How an accidental encounter brought slavery to the United States

1619: SEARCHING FOR ANSWERS

How an accidental encounter brought slavery to the United States (Source usatoday.com)

Seven thousand miles from Jamestown, on a rise overlooking the Atlantic just south of Angola’s capital city, Luanda, sits an old two-story white building. With a cross on its pediment and a sand-colored baptismal bowl inside, it might seem that its function, centuries ago, was sacred.

But this was a slave-trading hall. Tens of thousands of people were forcibly baptized, marched out the door and eventually put on ships headed west toward what Europeans called the Americas and Angolans called “the land of the dead.’’

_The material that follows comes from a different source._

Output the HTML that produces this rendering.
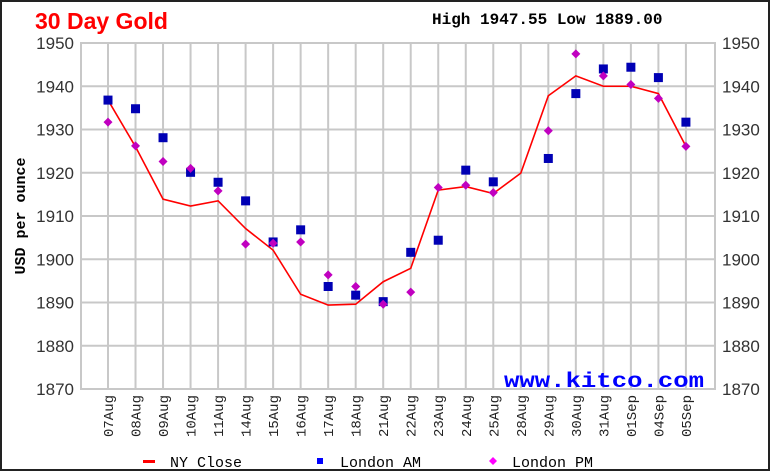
<!DOCTYPE html>
<html><head><meta charset="utf-8"><style>
html,body{margin:0;padding:0;background:#fff}
svg{display:block}
.mono{font-family:"Liberation Mono","DejaVu Sans Mono",monospace}
.sans{font-family:"Liberation Sans","DejaVu Sans",sans-serif}
</style></head><body>
<svg id="chart" width="770" height="471" viewBox="0 0 770 471" xmlns="http://www.w3.org/2000/svg">
<rect x="1" y="1" width="768" height="469" fill="#fff" stroke="#222" stroke-width="2"/>
<text class="sans" x="35" y="29" font-weight="bold" font-size="23" fill="#f00">30 Day Gold</text>
<text class="mono" x="432" y="24" font-weight="bold" font-size="16" fill="#000">High 1947.55 Low 1889.00</text>
<text class="mono" x="20" y="221" transform="rotate(-90 20 216)" text-anchor="middle" font-weight="bold" font-size="15" fill="#000">USD per ounce</text>
<g id="grid"></g>
<g id="yticks"></g>
<g id="xticks"></g>
<rect x="81" y="43" width="634" height="346" fill="none" stroke="#c8c8c8" stroke-width="2"/>
<text class="mono" x="504" y="387" font-weight="bold" font-size="21" textLength="200" lengthAdjust="spacingAndGlyphs" fill="#00f">www.kitco.com</text>
<g id="series"></g>
<g>
<g><rect x="143" y="460" width="12" height="3" fill="#f00"/><text class="mono" x="170" y="467" font-size="15" fill="#000">NY Close</text></g>
<g><rect x="317" y="458" width="6" height="6" fill="#00f"/><text class="mono" x="340" y="467" font-size="15" fill="#000">London AM</text></g>
<g><path d="M493 457 L497 461 L493 465 L489 461 Z" fill="#f0f"/><text class="mono" x="512" y="467" font-size="15" fill="#000">London PM</text></g>
</g>
</svg>
<script>
const categories=["07Aug","08Aug","09Aug","10Aug","11Aug","14Aug","15Aug","16Aug","17Aug","18Aug","21Aug","22Aug","23Aug","24Aug","25Aug","28Aug","29Aug","30Aug","31Aug","01Sep","04Sep","05Sep"];
const nyClose=[1936.8,1926.0,1913.9,1912.3,1913.5,1907.1,1902.1,1891.9,1889.4,1889.6,1894.8,1897.9,1916.0,1916.8,1915.2,1919.9,1937.8,1942.4,1940.0,1940.0,1938.3,1926.1];
const londonAM=[1936.8,1934.8,1928.1,1920.1,1917.8,1913.5,1904.0,1906.8,1893.7,1891.7,1890.2,1901.6,1904.4,1920.6,1917.9,null,1923.3,1938.3,1944.0,1944.4,1942.0,1931.7];
const londonPM=[1931.7,1926.2,1922.6,1921.0,1915.8,1903.5,1903.7,1904.0,1896.4,1893.7,1889.6,1892.4,1916.6,1917.1,1915.4,null,1929.7,1947.5,1942.4,1940.4,1937.2,1926.1];
const yTicks=[1870,1880,1890,1900,1910,1920,1930,1940,1950];
const NS="http://www.w3.org/2000/svg";
const X0=108,DX=27.52,YB=389,YT=43,VMIN=1870,VMAX=1950;
function xs(i){return X0+i*DX;}
function ys(v){return YB-(v-VMIN)/(VMAX-VMIN)*(YB-YT);}
function mk(tag,attrs,parent){const e=document.createElementNS(NS,tag);for(const k in attrs)e.setAttribute(k,attrs[k]);parent.appendChild(e);return e;}
const grid=document.getElementById('grid'),yt=document.getElementById('yticks'),xt=document.getElementById('xticks'),ser=document.getElementById('series');
yTicks.forEach(v=>{
  const l=mk('line',{x1:81,x2:715,y1:ys(v),y2:ys(v),stroke:'#c8c8c8','stroke-width':2},grid);
  
  
  const a=mk('text',{x:74,y:ys(v)+6,'text-anchor':'end',class:'sans','font-size':17,fill:'#333'},yt);a.textContent=v;
  
  
  const b=mk('text',{x:722,y:ys(v)+6,class:'sans','font-size':17,fill:'#333'},yt);b.textContent=v;
  
  
});
categories.forEach((c,i)=>{
  const x=xs(i);
  const l=mk('line',{x1:x,x2:x,y1:43,y2:389,stroke:'#c8c8c8','stroke-width':2},grid);
  
  
  const t=mk('text',{x:x+5,y:395,'text-anchor':'end',class:'mono','font-size':14,fill:'#222',transform:`rotate(-90 ${x+5} 395)`},xt);t.textContent=c;
  
  
});
const pts=nyClose.map((v,i)=>xs(i)+','+ys(v)).join(' ');
const pl=mk('polyline',{points:pts,fill:'none',stroke:'#f00','stroke-width':1.6},ser);


londonAM.forEach((v,i)=>{if(v==null)return;
  const r=mk('rect',{x:xs(i)-4.5,y:ys(v)-4.5,width:9,height:9,fill:'#0000b4'},ser);
  
  
});
londonPM.forEach((v,i)=>{if(v==null)return;
  const x=xs(i),y=ys(v);
  const p=mk('path',{d:`M${x} ${y-4.5} L${x+4.5} ${y} L${x} ${y+4.5} L${x-4.5} ${y} Z`,fill:'#c000c0'},ser);
  
  
});
</script>
</body></html>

In 1619, many of these enslaved Africans had been taken prisoner in Portugal’s war against the Kingdom of Ndongo, whose capital was about 150 miles inland. It was part of a fight that the Portuguese king hoped would open a corridor to his colonies in East Africa. To this end, his governor forged an alliance with a group of fearsome nomadic African mercenaries who practiced cannibalism and infanticide. Weakened by decades of internal strife and battles with rival kingdoms, Ndongo succumbed. The mercenaries sacked the capital and took thousands of captives. The prisoners were marched to the coast. Adults were yoked together with forked tree branches; children too small to keep up were carried in bags. About a fifth of the captives died en route. Those who reached Luanda were branded and jammed into pens until there was room for them on one of 36 slave ships that left in 1619 for the New World, carrying a total of about 15,000 enslaved people. “Never in the history of the Atlantic slave trade would so many Africans from so small an area be taken in so short a time,’’ Tim Hashaw writes in his book “The Birth of Black America.”